Among Abe's inner circle as an adviser on economic and fiscal policy is young lawmaker Takumi Nemoto. But how much influence he can gain over decision-making and how he will coordinate with the government's top economic council are still unclear.
"The issue is whether the prime minister's office has the know-how, wisdom and capacity to conduct policies as bureaucrats do," said Masaaki Kanno, chief economist at J.P. Morgan.
"They created a new scheme but its success depends on the people who run it. That's still an unknown quantity," he added.
Economists also said the lack of shining stars in the line-up of economic ministers could be a reflection of Abe's willingness to make his office more powerful over ministries.
Choosing Koji Omi as finance minister, seen as sympathetic to business interests, and picking a tax expert, Hakuo Yanagisawa, as welfare minister also underscored Abe's focus on growth and reluctance to raise taxes to fix public finances -- a politically sensitive topic ahead of an upper house election next year.
Another key figure is Economics Minister Hiroko Ota, a reformist professor who will act as the top spokeswoman for the Council on Economic and Fiscal Policy (CEFP), the government's top economic council headed by Abe.

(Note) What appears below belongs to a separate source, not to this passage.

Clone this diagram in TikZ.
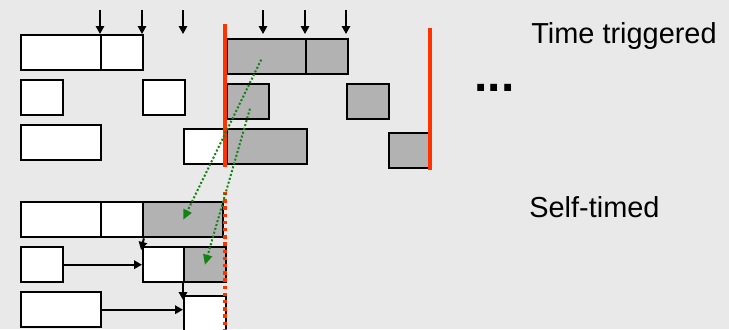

Ota has close links with Heizo Takenaka, who was Koizumi's right-hand man on economic reform, but initial impressions of the soft-spoken Ota raised speculation that the ruling Liberal Democratic Party heavyweights such as Secretary-General Hidenao Nakagawa could water down her influence.
"They need to divide their roles," said Kenji Yumoto, chief economist at Japan Research Institute. "The CEFP needs to come up with broad quidelines, while the team at the prime minister's office should decide what Abe wants to do with those guidelines."
So far, Ota seems to have the full backing of Nakagawa, seen as a behind-the-scenes power broker and Abe's close ally.
"Minister Ota will be an architect of Abe's economic policy, or 'Abenomics'," Nakagawa said. "In the past, our party was against the CEFP, but now we fully support it."
Abe's economic policy will be enhanced by the CEFP's new private-sector members, including Fujio Mitarai, head of Japan's biggest business lobby and an advocate of pro-growth strategies, and reformist Uichiro Niwa, chairman of trading firm Itochu Corp. <8001.T>.
Another member is Takatoshi Ito, an economics professor and former deputy vice finance minister for international affairs. Ito is expected to help shape Abe's economic diplomacy but he is also known as an advocate of inflation targeting.
Abe's focus on boosting growth, coupled with Ito's appointment, have fuelled views that the government could be tough on the Bank of Japan, although key ministers such as Omi said the government should not fret over monetary policy decisions.
"The CEFP would not talk about every policy decision by the BOJ. But it may need to talk about the role of monetary policy when the government pursues fiscal consolidation," said Japan Research's Yumoto.